A lonely child’s fantasy life intersects with reality in this Korean War-era tale of separation and reunion.

At almost nine, Jake often escapes into his imagination, blotting out a couple of situations developing around him. He and his mother are hoping against hope that his father might someday return from the Korean War, and Jake cannot read. Words just seem to jumble up before his eyes, the other kids make fun of him, and worse – bullying has become routine.  These days, Jake tries every ruse to skip school until he is referred to a reading counselor who figures it out. Jake is dyslexic, as is the counselor, and this may mean he is, in fact, more intelligent than average, as well as unusually intuitive.

Intuition begins to seep into Jake’s life as he spends time in the attic arranging the Christmas ornaments, wishing it could be “Christmas forever” for himself, and for everyone. One of the decorations is a porcelain figure of an old bearded man, Ebenezer, who holds a mysterious, unreadable scroll. Deciphering the scroll’s message will lead Jake into a world of psychic visions, ultimately leading to his conviction that his father is alive. Jake’s mother, who has built a sentiment-laden shrine to her lost love, holds on to the last shreds of hope even as her soldier husband is officially presumed dead. Together, she and Jake will learn the surprising truth.

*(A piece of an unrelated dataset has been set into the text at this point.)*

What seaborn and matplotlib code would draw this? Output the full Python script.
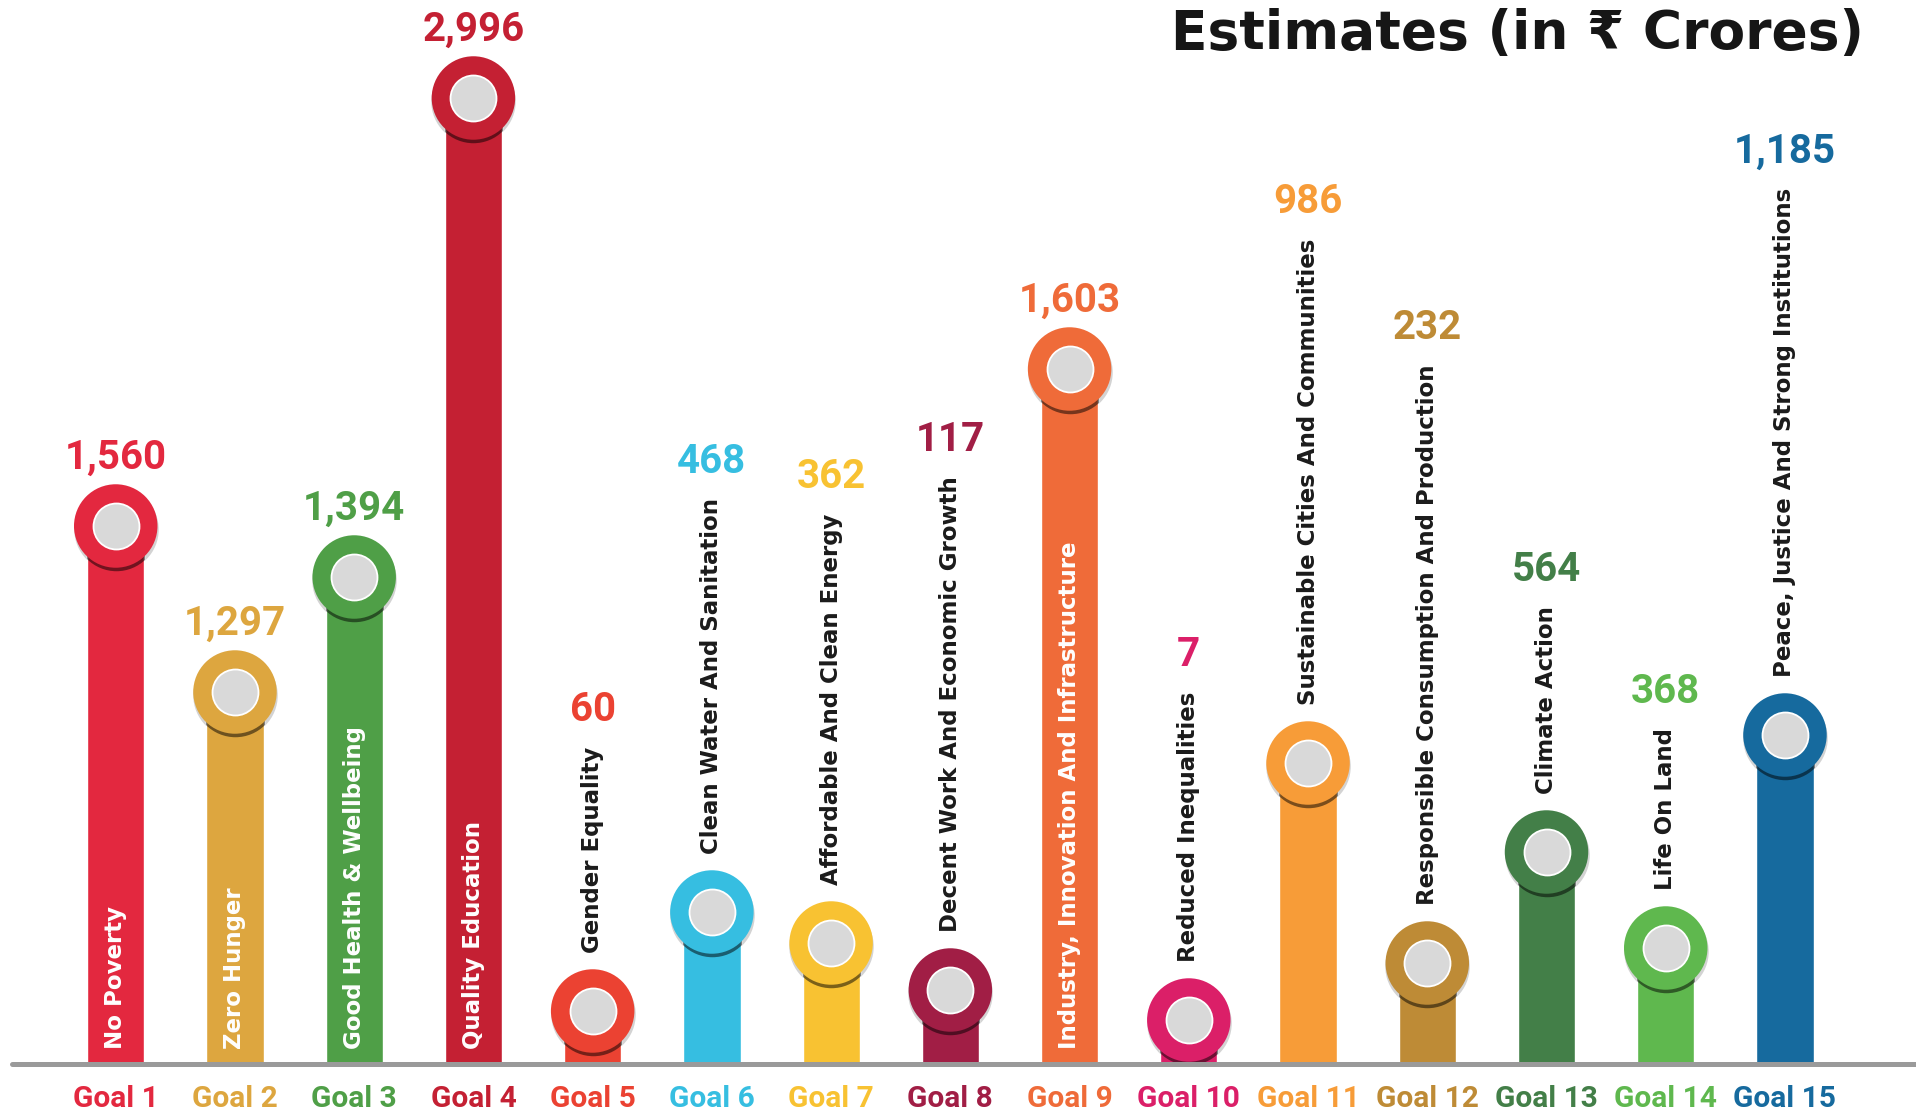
import matplotlib
matplotlib.use("Agg")
import matplotlib.pyplot as plt
import seaborn as sns
import pandas as pd
from matplotlib.transforms import offset_copy

goals = ["Goal 1", "Goal 2", "Goal 3", "Goal 4", "Goal 5", "Goal 6", "Goal 7", "Goal 8",
         "Goal 9", "Goal 10", "Goal 11", "Goal 12", "Goal 13", "Goal 14", "Goal 15"]
names = ["No Poverty", "Zero Hunger", "Good Health & Wellbeing", "Quality Education",
         "Gender Equality", "Clean Water And Sanitation", "Affordable And Clean Energy",
         "Decent Work And Economic Growth", "Industry, Innovation And Infrastructure",
         "Reduced Inequalities", "Sustainable Cities And Communities",
         "Responsible Consumption And Production", "Climate Action", "Life On Land",
         "Peace, Justice And Strong Institutions"]
estimates = [1560, 1297, 1394, 2996, 60, 468, 362, 117, 1603, 7, 986, 232, 564, 368, 1185]
# the infographic does not scale its bars to the numbers, so these are the drawn heights
drawn_heights = [538, 372, 487, 966, 53, 152, 121, 74, 695, 44, 301, 101, 212, 116, 329]
label_inside = [True, True, True, True, False, False, False, False, True,
                False, False, False, False, False, False]
colors = ["#E3283F", "#DDA63F", "#4F9F47", "#C42033", "#EB4232", "#36BEE1", "#F8C232",
          "#A11E45", "#EF6B39", "#DB1F68", "#F79C38", "#BE8B36", "#437F48", "#5FB84E", "#166A9E"]

df = pd.DataFrame({"goal": goals, "name": names, "estimate": estimates, "height": drawn_heights})

sns.set_theme(style="white")
plt.rcParams["font.family"] = ["DejaVu Sans"]
num_font = ["Roboto", "DejaVu Sans"]

fig = plt.figure(figsize=(19.16, 11.17), dpi=100)
fig.patch.set_facecolor("white")
ax = fig.add_axes([12 / 1916, 53 / 1117, 1904 / 1916, 1064 / 1117])
ax.set_facecolor("none")

sns.barplot(data=df, x="goal", y="height", hue="goal", palette=colors, legend=False,
            width=0.48, saturation=1, ax=ax, zorder=2)

# knobs on top of every bar: soft halo, dark rim on the bar, coloured ring, grey centre
xs = list(range(len(goals)))
shadow = offset_copy(ax.transData, fig=fig, x=0, y=-3, units="dots")
ax.scatter(xs, df["height"], s=3700, color="#9e9e9e", alpha=0.45, linewidths=0,
           transform=shadow, zorder=1.5)
for i, cont in enumerate(ax.containers):
    rim = ax.scatter([i], [drawn_heights[i]], s=3612, color="black", alpha=0.5,
                     linewidths=0, transform=shadow, zorder=3)
    rim.set_clip_path(cont.patches[0])
ax.scatter(xs, df["height"], s=3612, c=colors, linewidths=0, zorder=4)
ax.scatter(xs, df["height"], s=1096, color="#d9d9d9", edgecolors="white",
           linewidths=1.3, zorder=5)

for i, row in df.iterrows():
    value = f"{row['estimate']:,}"
    if label_inside[i]:
        ax.annotate(row["name"], xy=(i, 0), xytext=(0, 11), textcoords="offset points",
                    rotation=90, ha="center", va="bottom", color="white",
                    fontsize=16.5, fontweight="bold", zorder=6, annotation_clip=False)
        ax.annotate(value, xy=(i, row["height"]), xytext=(0, 41), textcoords="offset points",
                    ha="center", va="baseline", color=colors[i], fontsize=29,
                    fontweight="bold", family=num_font, annotation_clip=False)
    else:
        t = ax.annotate(row["name"], xy=(i, row["height"]), xytext=(0, 42),
                        textcoords="offset points", rotation=90, ha="center", va="bottom",
                        color="#1b1b1b", fontsize=16.5, fontweight="bold",
                        annotation_clip=False)
        ax.annotate(value, xy=(0.5, 1), xycoords=t, xytext=(0, 18), textcoords="offset points",
                    ha="center", va="baseline", color=colors[i], fontsize=29,
                    fontweight="bold", family=num_font, annotation_clip=False)

ax.set_xlim(-0.870, 15.099)
ax.set_ylim(0, 1064)
ax.set_xlabel("")
ax.set_ylabel("")
ax.set_yticks([])
ax.tick_params(axis="x", length=0, pad=15, labelsize=21.5)
for lbl, c in zip(ax.get_xticklabels(), colors):
    lbl.set_color(c)
    lbl.set_fontweight("bold")
    lbl.set_family(num_font)
sns.despine(ax=ax, left=True, bottom=True)
ax.axhline(0, color="#9a9a9a", lw=3.6, clip_on=False, zorder=7)

fig.text(0.973, 1 - 49 / 1117, "Estimates (in ₹ Crores)", ha="right", va="baseline",
         fontsize=38.5, fontweight="bold", color="#161616")

fig.savefig("out.png", dpi=100)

Author Clausen (Prairie Son) has an excellent grasp of the emotive power of the past to awaken the reader to timeless influences. In this story, the Ebenezer ornament said to be 100 years old, links old customs with a child’s search for peace and reassurance in the present. As the boy travels through time with the ancient sage, he becomes stronger, better able to face his current struggles.

Clausen writes with authority about these two subjects, dyslexia and its effects on the mind, and “The Forgotten War” in Korea, where thousands of American soldiers remain unaccounted for to this day. He also links the earnest, childlike wishes of Jake to find solace and create solutions to the pervasive sadness of a mother mourning her husband while doing her best to support and encourage their only child.

The novel begins and ends in a present-day framework in which we learn that Jake has incorporated his childhood adventures into an adult striving to expand the “forever Christmas” concept to a broader spectrum.

Plausible fantasy with a clear connection to our national past composed by a practiced wordsmith, My Christmas Attic can be appreciated as a classic seasonal saga with a cinematic quality that speaks of broader possibilities.